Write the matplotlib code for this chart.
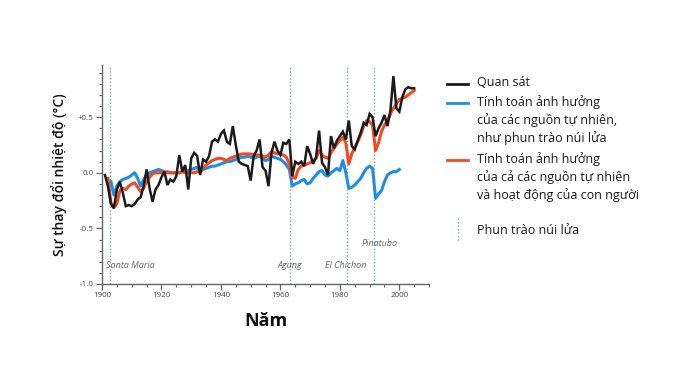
import numpy as np
import matplotlib
matplotlib.use('Agg')
import matplotlib.pyplot as plt
from matplotlib.ticker import MultipleLocator, FixedLocator, FixedFormatter

# observed annual anomalies (deg C), 1901-2005
obs_years = np.arange(1901, 2006)
obs = [-0.02, -0.12, -0.28, -0.32, -0.15, -0.08, -0.18, -0.30, -0.29, -0.30,
       -0.28, -0.24, -0.22, -0.12, 0.03, -0.14, -0.26, -0.15, -0.11, -0.04,
       0.01, -0.11, -0.06, -0.08, -0.03, 0.16, 0.01, 0.07, -0.15, 0.13,
       0.18, 0.15, -0.02, 0.12, 0.10, 0.15, 0.28, 0.30, 0.28, 0.35,
       0.38, 0.28, 0.26, 0.42, 0.25, 0.10, 0.08, 0.07, 0.06, -0.07,
       0.15, 0.20, 0.30, 0.05, 0.02, -0.12, 0.18, 0.28, 0.20, 0.16,
       0.27, 0.26, 0.30, -0.03, 0.10, 0.08, 0.10, 0.06, 0.24, 0.17,
       0.08, 0.14, 0.38, 0.09, 0.05, -0.02, 0.33, 0.22, 0.29, 0.33,
       0.37, 0.30, 0.47, 0.24, 0.21, 0.29, 0.36, 0.45, 0.43, 0.53,
       0.50, 0.33, 0.40, 0.45, 0.52, 0.42, 0.56, 0.87, 0.58, 0.55,
       0.68, 0.75, 0.77, 0.76, 0.76]

# model: natural + human forcing, 1902-2005
both_years = np.arange(1902, 2006)
both = [-0.05, -0.27, -0.31, -0.28, -0.16, -0.14, -0.15, -0.12, -0.10,
        -0.09, -0.13, -0.17, -0.14, -0.08, -0.04, -0.01, 0.00, 0.00, 0.00,
        0.00, 0.01, 0.00, 0.00, 0.00, 0.00, 0.01, 0.00, 0.00, 0.00,
        0.00, 0.01, 0.01, 0.04, 0.07, 0.09, 0.11, 0.12, 0.13, 0.13,
        0.12, 0.11, 0.13, 0.14, 0.15, 0.16, 0.17, 0.17, 0.17, 0.17,
        0.16, 0.16, 0.16, 0.15, 0.14, 0.16, 0.19, 0.18, 0.17, 0.17,
        0.16, 0.14, 0.08, -0.04, -0.05, 0.03, 0.06, 0.07, 0.08, 0.09,
        0.11, 0.13, 0.20, 0.16, 0.14, 0.13, 0.18, 0.22, 0.26, 0.29,
        0.32, 0.27, 0.08, 0.17, 0.23, 0.28, 0.34, 0.42, 0.47, 0.46,
        0.43, 0.20, 0.27, 0.37, 0.43, 0.47, 0.53, 0.58, 0.62, 0.66,
        0.67, 0.68, 0.70, 0.72, 0.74]

# model: natural forcing only, 1903-2000
nat_years = np.arange(1903, 2001)
nat = [-0.08, -0.20, -0.12, -0.08, -0.06, -0.05, -0.04, -0.02,
       0.00, -0.05, -0.12, -0.06, -0.02, 0.00, 0.01, 0.02, 0.03, 0.02,
       0.01, 0.00, 0.00, 0.00, 0.00, 0.00, 0.01, 0.01, 0.02, 0.03,
       0.04, 0.05, 0.01, 0.03, 0.04, 0.05, 0.06, 0.06, 0.07, 0.08,
       0.09, 0.10, 0.10, 0.11, 0.12, 0.13, 0.14, 0.14, 0.15, 0.14,
       0.13, 0.14, 0.15, 0.13, 0.11, 0.12, 0.15, 0.14, 0.13, 0.12,
       0.10, 0.07, 0.03, -0.12, -0.10, -0.09, -0.07, -0.06, -0.10, -0.09,
       -0.05, -0.02, 0.01, 0.02, -0.02, -0.03, 0.00, 0.02, 0.04, 0.02,
       0.11, 0.00, -0.14, -0.13, -0.11, -0.08, -0.05, 0.00, 0.04, 0.06,
       0.04, -0.23, -0.19, -0.16, -0.08, -0.02, 0.00, 0.01, 0.01, 0.03]

eruptions = ['Santa Maria', 'Agung', 'El Chichon', 'Pinatubo']
eruption_years = [1902.8, 1963.1, 1982.3, 1991.5]

ytick_vals = [-1.0, -0.5, 0.0, 0.5]
ytick_labels = ['-1.0', '-0.5', '0.0', '+0.5']

legend_labels = ['Quan sát',
                 'Tính toán ảnh hưởng\ncủa các nguồn tự nhiên,\nnhư phun trào núi lửa',
                 'Tính toán ảnh hưởng\ncủa cả các nguồn tự nhiên\nvà hoạt động của con người',
                 'Phun trào núi lửa']

plt.rcParams['font.family'] = ['Open Sans', 'DejaVu Sans']

BLACK = '#1b1b1b'
BLUE = '#1e8ee2'
RED = '#f24a22'
DOT = '#7ea4b8'

fig = plt.figure(figsize=(6.8, 3.65), dpi=100)
ax = fig.add_axes([0.150, 0.222, 0.481, 0.600])

for yr in eruption_years:
    ax.axvline(yr, color=DOT, lw=1.0, ls=(0, (1, 1.5)), zorder=1)

ax.plot(nat_years, nat, color=BLUE, lw=2.2, zorder=3, solid_joinstyle='round')
ax.plot(both_years, both, color=RED, lw=2.2, zorder=4, solid_joinstyle='round')
ax.plot(obs_years, obs, color=BLACK, lw=1.8, zorder=5, solid_joinstyle='miter')

# eruption names
lab_y = [-0.83, -0.83, -0.83, -0.64]
lab_ha = ['left', 'center', 'center', 'center']
lab_dx = [-1.5, 0.0, -0.5, 2.0]
for name, yr, y, ha, dx in zip(eruptions, eruption_years, lab_y, lab_ha, lab_dx):
    ax.text(yr + dx, y, name, ha=ha, va='center', fontsize=6.5,
            style='italic', color='#666666')

ax.set_xlim(1900, 2010)
ax.set_ylim(-1.0, 0.97)

for s in ['top', 'right']:
    ax.spines[s].set_visible(False)
for s in ['left', 'bottom']:
    ax.spines[s].set_color('#666666')
    ax.spines[s].set_linewidth(1.0)

ax.xaxis.set_major_locator(MultipleLocator(20))
ax.xaxis.set_minor_locator(MultipleLocator(5))
ax.yaxis.set_major_locator(FixedLocator(ytick_vals))
ax.yaxis.set_major_formatter(FixedFormatter(ytick_labels))
ax.yaxis.set_minor_locator(MultipleLocator(0.1))
ax.tick_params(which='major', length=4, width=0.9, color='#666666',
               labelsize=5.8, labelcolor='#444444', pad=2)
ax.tick_params(which='minor', length=2.5, width=0.8, color='#666666')

ax.set_ylabel('Sự thay đổi nhiệt độ (°C)', fontsize=10, color='#111111',
              fontweight='semibold', labelpad=8)
ax.set_xlabel('Năm', fontsize=13, fontweight='bold', color='#111111',
              labelpad=9)

# legend drawn in figure coordinates
W, H = 680.0, 365.0
line_x = [447 / W, 468 / W]
text_x = 477 / W
rows = [84, 103, 160]
colors = [BLACK, BLUE, RED]
for lab, row, c in zip(legend_labels[:3], rows, colors):
    y = 1 - row / H
    fig.add_artist(plt.Line2D(line_x, [y, y], color=c, lw=2.0))
    fig.text(text_x, y + 8 / H, lab, ha='left', va='top', fontsize=9,
             color='#1a1a1a', linespacing=1.38)
fig.add_artist(plt.Line2D([458 / W, 458 / W], [1 - 218 / H, 1 - 241 / H],
                          color=DOT, lw=1.0, ls=(0, (1, 1.5))))
fig.text(text_x, 1 - 230 / H, legend_labels[3], ha='left', va='center',
         fontsize=9, color='#1a1a1a')

fig.savefig('out.png', dpi=100)
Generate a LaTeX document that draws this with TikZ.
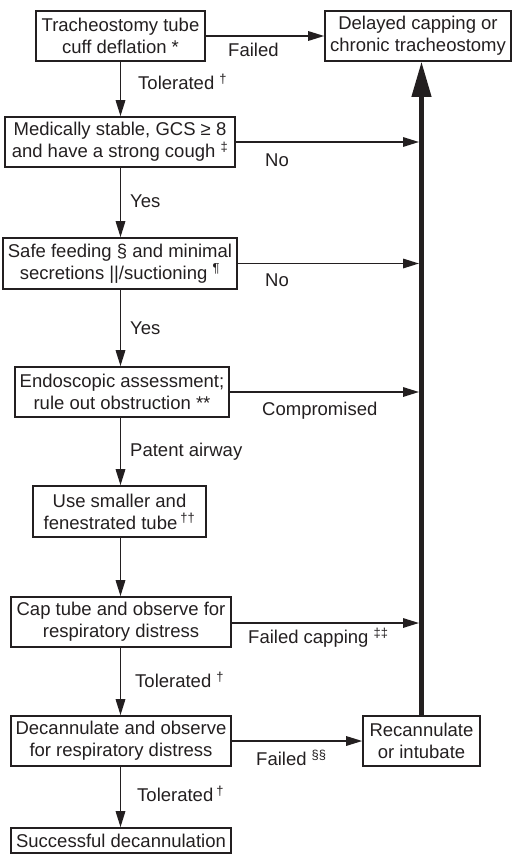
\documentclass[tikz,border=0pt]{standalone}
\usepackage{fontspec}
\setmainfont{Liberation Sans}
\usetikzlibrary{arrows.meta}
\definecolor{ink}{HTML}{231F20}
\begin{document}
\begin{tikzpicture}[x=1pt,y=-1pt,
  every node/.style={text=ink},
  box/.style={draw=ink, line width=1.6pt, inner sep=0pt, align=center,
    font=\fontsize{18.5}{22}\selectfont},
  lbl/.style={anchor=west, inner sep=0pt, text height=13.5pt, text depth=0pt,
    font=\fontsize{18.5}{22}\selectfont},
  arr/.style={draw=ink, line width=1.6pt, -{Triangle[length=16pt,width=9.5pt]}},
  bigarr/.style={draw=ink, line width=4.2pt, -{Triangle[length=35pt,width=19pt]}}]
\useasboundingbox (0,0) rectangle (512,854);
\coordinate (cx) at (120.5,0);
\coordinate (sp) at (419,0);

\node[box, minimum width=169pt, minimum height=50pt] (b1) at (120.5,36) {Tracheostomy tube\\cuff deflation *};
\node[box, minimum width=186pt, minimum height=50pt] (b2) at (418,36) {Delayed capping or\\chronic tracheostomy};
\node[box, minimum width=230pt, minimum height=50pt] (b3) at (120,142) {Medically stable, GCS ≥ 8\\and have a strong cough \textsuperscript{‡}};
\node[box, minimum width=234pt, minimum height=51pt] (b4) at (120,263.5) {Safe feeding § and minimal\\secretions ||/suctioning \textsuperscript{¶}};
\node[box, minimum width=214pt, minimum height=50pt] (b5) at (122,392) {Endoscopic assessment;\\rule out obstruction **};
\node[box, minimum width=173pt, minimum height=51pt] (b6) at (119.5,511.5) {Use smaller and\\fenestrated tube\,\textsuperscript{††}};
\node[box, minimum width=220pt, minimum height=50pt] (b7) at (121,622) {Cap tube and observe for\\respiratory distress};
\node[box, minimum width=220pt, minimum height=50pt] (b8) at (121,741) {Decannulate and observe\\for respiratory distress};
\node[box, minimum width=117pt, minimum height=50pt] (rc) at (421.5,741) {Recannulate\\or intubate};
\node[box, minimum width=220pt, minimum height=25pt] (b9) at (121,840.5) {Successful decannulation};

\draw[arr] (b1.east) -- (b2.west);
\draw[arr] (b1.south -| cx) -- (b3.north -| cx);
\draw[arr] (b3.south -| cx) -- (b4.north -| cx);
\draw[arr] (b4.south -| cx) -- (b5.north -| cx);
\draw[arr] (b5.south -| cx) -- (b6.north -| cx);
\draw[arr] (b6.south -| cx) -- (b7.north -| cx);
\draw[arr] (b7.south -| cx) -- (b8.north -| cx);
\draw[arr] (b8.south -| cx) -- (b9.north -| cx);
\draw[arr] (b3.east) -- (b3.east -| sp);
\draw[arr] (b4.east) -- (b4.east -| sp);
\draw[arr] (b5.east) -- (b5.east -| sp);
\draw[arr] ([yshift=-1pt]b7.east) -- ([yshift=-1pt]b7.east -| sp);
\draw[arr] (b8.east) -- (rc.west);
\draw[bigarr] (rc.north) -- (rc.north |- b2.south);

\node[lbl] (l1) at (228,50) {Failed};
\node[lbl] (l2) at (138,83) {Tolerated \textsuperscript{†}};
\node[lbl] (l3) at (265,160) {No};
\node[lbl] (l4) at (130,201) {Yes};
\node[lbl] (l5) at (265,280) {No};
\node[lbl] (l6) at (130,328) {Yes};
\node[lbl] (l7) at (262,409) {Compromised};
\node[lbl] (l8) at (130,450) {Patent airway};
\node[lbl] (l9) at (248,637) {Failed capping \textsuperscript{‡‡}};
\node[lbl] (l10) at (135,681) {Tolerated \textsuperscript{†}};
\node[lbl] (l11) at (256,759) {Failed \textsuperscript{§§}};
\node[lbl] (l12) at (137,795) {Tolerated\,\textsuperscript{†}};
\end{tikzpicture}
\end{document}
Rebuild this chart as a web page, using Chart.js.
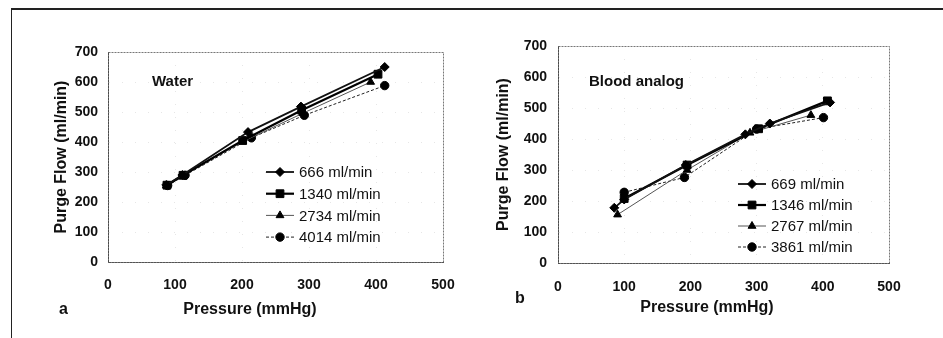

• Objective
Reproduce the records word for word, please, from their first line up to and including the line that contains "0.68, 0.75, 0.77, 0.76, 0.76]", but no pictures.

• Worked answer
Write the matplotlib code for this chart.
import numpy as np
import matplotlib
matplotlib.use('Agg')
import matplotlib.pyplot as plt
from matplotlib.ticker import MultipleLocator, FixedLocator, FixedFormatter

# observed annual anomalies (deg C), 1901-2005
obs_years = np.arange(1901, 2006)
obs = [-0.02, -0.12, -0.28, -0.32, -0.15, -0.08, -0.18, -0.30, -0.29, -0.30,
       -0.28, -0.24, -0.22, -0.12, 0.03, -0.14, -0.26, -0.15, -0.11, -0.04,
       0.01, -0.11, -0.06, -0.08, -0.03, 0.16, 0.01, 0.07, -0.15, 0.13,
       0.18, 0.15, -0.02, 0.12, 0.10, 0.15, 0.28, 0.30, 0.28, 0.35,
       0.38, 0.28, 0.26, 0.42, 0.25, 0.10, 0.08, 0.07, 0.06, -0.07,
       0.15, 0.20, 0.30, 0.05, 0.02, -0.12, 0.18, 0.28, 0.20, 0.16,
       0.27, 0.26, 0.30, -0.03, 0.10, 0.08, 0.10, 0.06, 0.24, 0.17,
       0.08, 0.14, 0.38, 0.09, 0.05, -0.02, 0.33, 0.22, 0.29, 0.33,
       0.37, 0.30, 0.47, 0.24, 0.21, 0.29, 0.36, 0.45, 0.43, 0.53,
       0.50, 0.33, 0.40, 0.45, 0.52, 0.42, 0.56, 0.87, 0.58, 0.55,
       0.68, 0.75, 0.77, 0.76, 0.76]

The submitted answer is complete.